Windows 11: Microsoft's Director of OS Security explains the tough CPU requirements for Win 11
Microsoft’s Windows 11 launch has been bumpy to say the least. On one hand, early impressions of the new software have been overwhelmingly positive despite it being the initial Beta release and still missing some key features. On the other hand, the launch was hampered by a leaked early build which was then followed by confusion and anger about requirements around TPM 2.0 modules and CPUs, some of which seemed arbitrary.
A new TechRepublic interview with Microsoft’s Director of OS Security, David Weston, has shed some light over the company’s decisions, none of which is necessarily about forcing users to buy new PCs -- even if that might be a side-effect of its choices. As you might expect, given Microsoft’s TPM 2.0 requirements which are security driven, the same is true of the CPU cut-offs. For better or worse, Microsoft is aiming to get the balance right between security, performance and battery life so users can get the best possible experience on Windows 11.
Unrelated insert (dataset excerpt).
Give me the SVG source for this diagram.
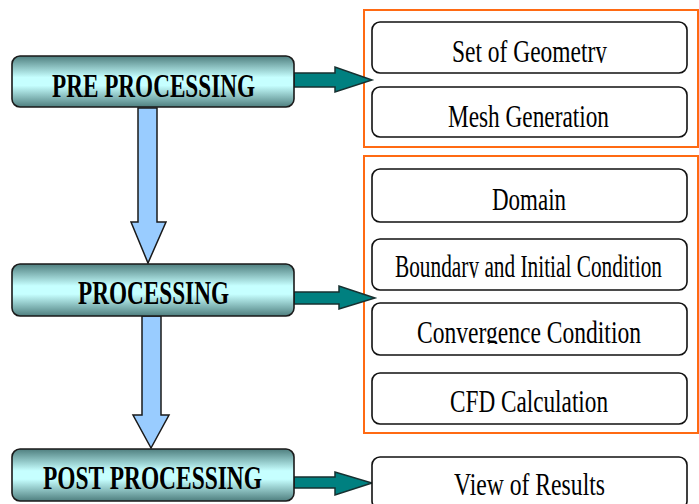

TPM 2.0, for example, has been a requirement in Windows since 2016, but many vendors didn’t enable it because of performance and battery life concerns. Turning this on along with other existing malware mitigations, which will be a requirement of the final build of Windows 11, increases security protection by 60 percent alone. These features all impact the performance and battery life of PCs that might otherwise be able to run Windows 11, including the Beta right now.
Weston had this to say:
Virtualization Based Security is on by default [in Windows 11]. Obviously the TPM is there, so that's going to give us the ability to do BitLocker in Windows Hello in more default scenarios. Those are going to allow commercial enterprises to do zero trust and take advantage of things like System Guard. There's a lot of out-of-the-box security value. I want people to flip their laptop open and feel they are much better protected, and we know that they will be, based on looking at threat intelligence versus the default we changed.
Some 7th gen Intel chips and those from other vendors including AMD and Qualcomm are described by Weston as having only ‘limited support’ for these virtualization-based security features, hence their omission. While this may be irksome, it is hard to criticize Microsoft for doing its best to address platform security when this has been a long-standing criticism of Windows.